Derrida "Elle risque d'effacer l'excès par lequel toute philosophie (du sens) se rapporte en quelque région de son discours au sans-fond du non-sens."
domingo, enero 12, 2014
"Tantôt Foucault refuse en bloc le langage de la raison, qui est celui de l'Ordre
(c'est-à-dire à la fois du système de l'objectivité ou de la rationalité universelle,
dont la psychiatrie veut être l'expression, et de l'ordre de la cité, le droit de cité
philosophique recouvrant le droit de cité tout court, et le philosophique
fonctionnant, dans l'unité d'une certaine structure, comme la métaphore ou la
métaphysique du politique)."
"Invulnérable à toute contradiction déterminée entre raison et déraison,
il est le point à partir duquel l'histoire des formes déterminées de cette
contradiction, de ce dialogue entamé ou rompu peut apparaître comme
tel et être dit. Il est le point de certitude inentamable où s'enracine la
possibilité du récit foucaldien, comme le récit, aussi bien, de la totalité,
ou plutôt de toutes les formes déterminées des échanges entre raison et folie.
Il est le point où s'enracine le projet de penser la totalité en lui échappant.
En lui échappant, c'est-à-dire en excédant la totalité, ce qui n'est possible
— dans l'étant — que vers l'infini ou le néant :
même si la totalité de ce que je pense est affectée de fausseté ou de folie,
même si la totalité du monde n'existe pas, même si le nonsens a envahi la
totalité du monde, y compris le contenu de ma pensée, je pense, je suis
pendant que je pense. Même si je n'accède pas ici en fait à la totalité, si je ne
la comprends ni ne l'embrasse en fait, je formule un tel projet et ce projet a un
sens tel qu'il ne se définit qu'au regard d'une pré-compréhension de la totalité
infinie et indéterminée. C'est pourquoi, en cet excès du possible, du droit et
du sens sur le réel, le fait et l'étant, ce projet est fou et reconnaît la folie comme
sa liberté et sa propre possibilité. C'est pourquoi il n'est pas humain au sens de
la factualité anthropologique mais bien métaphysique et démonique : il se
reconnaît d'abord dans sa guerre avec le démon, avec le Malin Génie du non-sens,
et se mesure à sa hauteur, lui résiste en réduisant en soi l'homme naturel.

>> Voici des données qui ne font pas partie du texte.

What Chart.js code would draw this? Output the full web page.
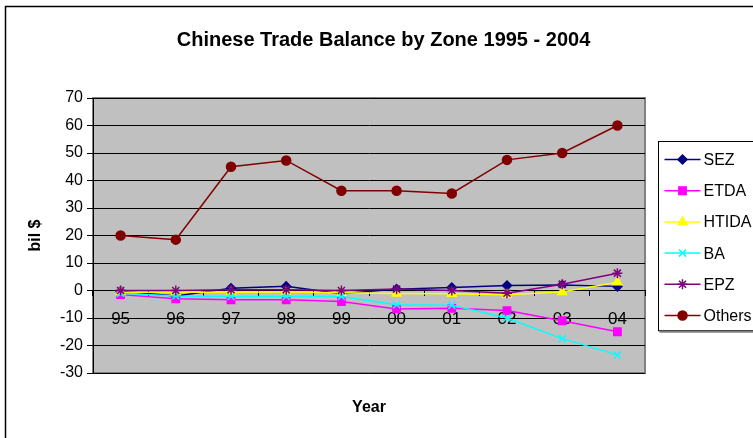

En ce sens, rien n'est moins rassurant que le Cogito dans son moment inaugural
et propre. Ce projet d'excéder la totalité du monde, comme totalité de ce que je
puis penser en général, n'est pas plus rassurant que la dialectique de Socrate
quand elle déborde aussi la totalité de l'étantité en nous plantant dans la lumière
d'un soleil caché qui est έπέκεινα τής ουσίας. Et Glaucon ne s'y est pas trompé
quand il s'écriait alors :
« Dieu! quelle hyperbole démonique? "δαιμoνιας υπερβολής" »
qu'on traduit assez platement peut-être par « merveilleuse transcendance ».
Cette hyperbole démonique va plus loin que la passion de l'ΰβρις si du moins
on ne voit en celle-ci que la modification pathologique de l'étant appelé homme.
Une telle ύβρις se tient à l'intérieur du monde. Elle implique, à supposer qu'elle
soit dérèglement et démesure, le dérèglement et la démesure fondamentale
de l'hyperbole qui ouvre et fonde le monde comme tel en l'excédant. L'υβρις
n'est excessive et excédante que dans l'espace ouvert par l'hyperbole démonique."
"Elle risque d'effacer l'excès par lequel toute philosophie (du sens)
se rapporte en quelque région de son discours au sans-fond du non-sens."